Lagarto, lagarto, lagarto
Confesso-me supersticiosa. Há uma vergonha em admitir isto, porque a verdade é que as superstições não são apenas aparentemente arbitrárias como nos fazem passar figuras ridículas.
Ainda não me perdoei por ter visto a final do Euro 2004 num sítio diferente de onde vi os outros jogos. Lembro-me de chegar à casa onde ia assistir ao jogo com a sensação de que não devia estar ali. Se o sítio onde tinha testemunhado tantas vitórias tinha funcionado, devia tê-lo mantido. Quando o jogo acabou e Portugal perdeu contra a Grécia, tive a certeza que a culpa tinha sido minha. Agora que passaram muitos anos, venho pedir desculpa e esperar que me perdoem.
Confesso-me supersticiosa. Há uma vergonha em admitir isto, porque a verdade é que as superstições não são apenas aparentemente arbitrárias como nos fazem passar figuras ridículas.
As superstições imperam na minha família, onde quis a vida tantas vezes que fossemos treze pessoas para jantar. Se acontece sermos 13, monta-se uma nova mesa ou alguém come no sofá. Se somos 14, há alguém encarregue de se levantar sempre que outra pessoa se levanta, estamos em constante tensão, a jogar uma espécie de jogo da cadeira. Visto de fora é absurdo. E de dentro também não é muito melhor. É estranho ver um jantar cheio de adultos que falam sobriamente de política a criar um alarido se por acaso duas pessoas cruzam os braços enquanto fazem um brinde.
Desde pequena que quando se dizia alguma coisa negativa lá ia a minha mãe bater na madeira enquanto dizia “Lagarto, lagarto, lagarto”. Já vi várias pessoas a bater apenas na madeira sem dizer “lagarto, lagarto, lagarto”, mas parece que invocar o réptil tem um efeito mais fidedigno. Esta obrigação é levada às últimas consequências. Já aconteceu irmos numa viagem de carro e, por não haver madeira à mão, termos de parar no meio do caminho para ir bater numa árvore.

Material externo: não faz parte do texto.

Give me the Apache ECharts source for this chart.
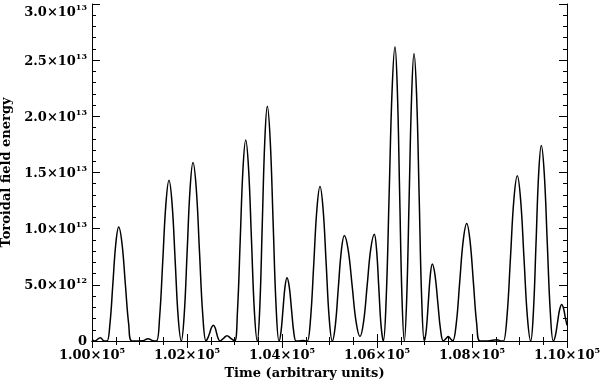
<!DOCTYPE html>
<html>
<head>
<meta charset="utf-8">
<script src="https://cdn.jsdelivr.net/npm/echarts@6/dist/echarts.min.js"></script>
<style>html,body{margin:0;padding:0;background:#fff;}#c{width:602px;height:385px;}</style>
</head>
<body>
<div id="c"></div>
<script>
// Time values (arbitrary units)
const times = [
100000,100057,100175,100259,100316,100377,100439,100501,100562,100632,100702,100773,100842,
101074,101179,101284,101358,101423,101490,101556,101621,101686,101751,101815,101880,
101941,102003,102065,102126,102195,102263,102332,102400,
102442,102476,102516,102554,102590,102623,102659,102695,102768,102842,102922,103004,
103062,103120,103178,103236,103297,103358,103419,103480,
103533,103585,103638,103691,103752,103814,103876,103937,
103979,104021,104063,104105,104153,104200,104247,104295,104337,104442,104516,104537,
104602,104669,104735,104800,104865,104930,104994,105059,
105122,105185,105249,105312,105394,105477,105560,105642,
105718,105793,105868,105943,105991,106038,106085,106133,
106194,106256,106318,106379,106428,106477,106526,106575,
106625,106677,106729,106779,106834,106888,106941,106996,
107038,107080,107122,107164,107222,107280,107338,107396,
107449,107501,107547,107594,
107668,107741,107815,107889,107958,108029,108099,108169,108337,108520,108632,108663,
108736,108809,108881,108954,109024,109095,109166,109236,
109292,109348,109403,109459,109522,109585,109649,109712,
109756,109800,109844,109889,109927,109964,110000
];
// Toroidal field energy, in units of 1e13
const energy = [
0.012,0.0,0.030,0.0,0.0,0.148,0.507,0.866,1.014,0.866,0.507,0.148,0.0,
0.003,0.020,0.002,0.0,0.209,0.715,1.221,1.430,1.221,0.715,0.209,0.0,
0.232,0.795,1.358,1.590,1.358,0.795,0.232,0.0,
0.030,0.070,0.120,0.140,0.120,0.070,0.020,0.0,0.024,0.047,0.024,0.0,
0.261,0.895,1.529,1.790,1.529,0.895,0.261,0.0,
0.305,1.045,1.785,2.090,1.785,1.045,0.305,0.0,
0.082,0.282,0.481,0.563,0.481,0.282,0.082,0.0,0.0,0.004,0.0,0.0,
0.201,0.688,1.175,1.376,1.175,0.688,0.201,0.0,
0.137,0.470,0.803,0.940,0.809,0.490,0.170,0.040,
0.173,0.495,0.817,0.950,0.811,0.475,0.139,0.0,
0.383,1.310,2.237,2.620,2.237,1.310,0.383,0.0,
0.374,1.280,2.186,2.560,2.186,1.280,0.374,0.0,
0.100,0.343,0.585,0.685,0.585,0.343,0.100,0.0,
0.020,0.040,0.020,0.0,
0.153,0.524,0.894,1.047,0.894,0.524,0.153,0.0,0.0,0.012,0.0,0.0,
0.215,0.735,1.255,1.470,1.255,0.735,0.215,0.0,
0.254,0.870,1.486,1.740,1.486,0.870,0.254,0.0,
0.048,0.163,0.278,0.326,0.290,0.210,0.140
];
const ENERGY_UNIT = 1e13;

const xTicks = [100000,102000,104000,106000,108000,110000];
const xTickLabels = ['1.00×10^5','1.02×10^5','1.04×10^5','1.06×10^5','1.08×10^5','1.10×10^5'];
const yTicks = [0,0.5,1.0,1.5,2.0,2.5,3.0];
const yTickLabels = ['0','5.0×10^12','1.0×10^13','1.5×10^13','2.0×10^13','2.5×10^13','3.0×10^13'];
const xTitle = 'Time (arbitrary units)';
const yTitle = 'Toroidal field energy';

const FONT = 'DejaVu Serif';
function toRich(s){ return s.replace(/\^(\d+)/, '{s|$1}').replace(/^([^{]+)/, '{b|$1}'); }
function lookup(ticks, labels, v){
  for (let i=0;i<ticks.length;i++){ if (Math.abs(ticks[i]-v) < 1e-6*Math.max(1,Math.abs(v))) return toRich(labels[i]); }
  return '';
}
const rich = {
  b: {fontFamily: FONT, fontWeight: 'bold', fontSize: 13, color: '#000', lineHeight: 15, verticalAlign: 'bottom'},
  s: {fontFamily: FONT, fontWeight: 'bold', fontSize: 8, color: '#000', lineHeight: 15, verticalAlign: 'top'}
};

const seriesData = times.map((t,i)=>[t, energy[i]*ENERGY_UNIT]);

const chart = echarts.init(document.getElementById('c'), null, {renderer:'canvas'});
const axisLine = {show:true, lineStyle:{color:'#000', width:1}};
const nameStyle = {fontFamily: FONT, fontWeight:'bold', fontSize:13, color:'#000'};
chart.setOption({
  animation:false,
  backgroundColor:'#fff',
  grid:{left:92, right:35, top:4, bottom:44, outerBoundsMode:'none', containLabel:false},
  xAxis:[{
    type:'value', min:100000, max:110000, interval:2000, position:'bottom',
    axisLine, splitLine:{show:false},
    axisTick:{show:true, inside:true, length:7, lineStyle:{color:'#000'}},
    minorTick:{show:true, splitNumber:4, length:4, lineStyle:{color:'#000'}},
    axisLabel:{margin:6, formatter:v=>lookup(xTicks, xTickLabels, v), rich},
    name:xTitle, nameLocation:'middle', nameGap:26,
    nameTextStyle:Object.assign({padding:[0,50,0,0]}, nameStyle)
  },{
    type:'value', min:100000, max:110000, interval:2000, position:'top',
    axisLine, splitLine:{show:false},
    axisTick:{show:true, inside:true, length:7, lineStyle:{color:'#000'}},
    minorTick:{show:true, splitNumber:4, length:4, lineStyle:{color:'#000'}},
    axisLabel:{show:false}
  }],
  yAxis:[{
    type:'value', min:0, max:3*ENERGY_UNIT, interval:0.5*ENERGY_UNIT, position:'left',
    axisLine, splitLine:{show:false},
    axisTick:{show:true, inside:true, length:8, lineStyle:{color:'#000'}},
    minorTick:{show:true, splitNumber:5, length:4, lineStyle:{color:'#000'}},
    axisLabel:{margin:5, verticalAlignMaxLabel:'top', formatter:v=>lookup(yTicks, yTickLabels, v/ENERGY_UNIT), rich},
    name:yTitle, nameLocation:'middle', nameRotate:90, nameGap:77,
    nameTextStyle:nameStyle
  },{
    type:'value', min:0, max:3*ENERGY_UNIT, interval:0.5*ENERGY_UNIT, position:'right',
    axisLine, splitLine:{show:false},
    axisTick:{show:true, inside:true, length:8, lineStyle:{color:'#000'}},
    minorTick:{show:true, splitNumber:5, length:4, lineStyle:{color:'#000'}},
    axisLabel:{show:false}
  }],
  series:[{
    type:'line', data:seriesData, showSymbol:false, smooth:0.4,
    lineStyle:{color:'#000', width:1.5}, xAxisIndex:0, yAxisIndex:0
  }]
});
</script>
</body>
</html>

Não há a mínima hipótese de alguém da minha família fazer uma festa de anos dias antes do seu aniversário e, se alguém dá os parabéns antes do tempo, é corrigido com muita severidade, como se fosse um potencial assassino.
Infelizmente, absorvi todas as superstições. Isto apanha-se sem darmos conta. Passei muito tempo a escarnecer da minha família, mas um dia dei por mim a atirar sal para trás dos ombros, “pelo sim pelo não.”
Não marco nada de importante para uma sexta-feira 13 e, se vejo uma das minhas filhas a preparar-se para abrir um guarda-chuva dentro de casa, abalroo tudo no caminho para impedir a catástrofe. Não passo debaixo de escadas, nem sequer de cartazes da rua e entro sempre com o pé direito nos aviões.
Há quem tenha as suas próprias superstições, secretas e indizíveis. Eu tenho as minhas. Há certas roupas que associo a momentos bons e que uso em dias especiais. Outras, pelo contrário, corresponderam a dias tristes e confinei-as ao fundo do armário.
O meu pai tem uma série de superstições pessoais. Em tempos, ele ia buscar todos os meus peluches e punha-os à frente da televisão quando jogava o Benfica. Uma multidão de peluches espalhados na sala.
Tento não conhecer nem procurar novas superstições porque acabo por adoptá-las, não por fazerem particular sentido, mas porque “mais vale prevenir”. E já tenho trabalho que chegue com a quantidade de rituais que sigo.
Na passagem de ano peço sempre os 12 desejos e, como não gosto de passas, uso 12 M&Ms. Permiti-me transformar a prática original, mas sou intransigente desde então e é impensável passar o ano sem comer os 12 M&Ms, sem beber champanhe e sem saltar de uma cadeira para aterrar com o pé direito no chão, à meia-noite.
Transformei-me no tipo mais irritante de supersticiosa, que é a que tenta convencer os outros a fazerem o mesmo. A supersticiosa testemunha de Jeová, que tenta angariar fiéis o tempo todo. Já consegui recrutar algumas pessoas para o clube dos M&Ms.
Se todas estas manias são esquisitas e desprovidas de qualquer tipo de lógica? Sem dúvida. Mas recuso-me a parar e arriscar que alguma coisa verdadeiramente horrível aconteça. Lagarto, lagarto, lagarto.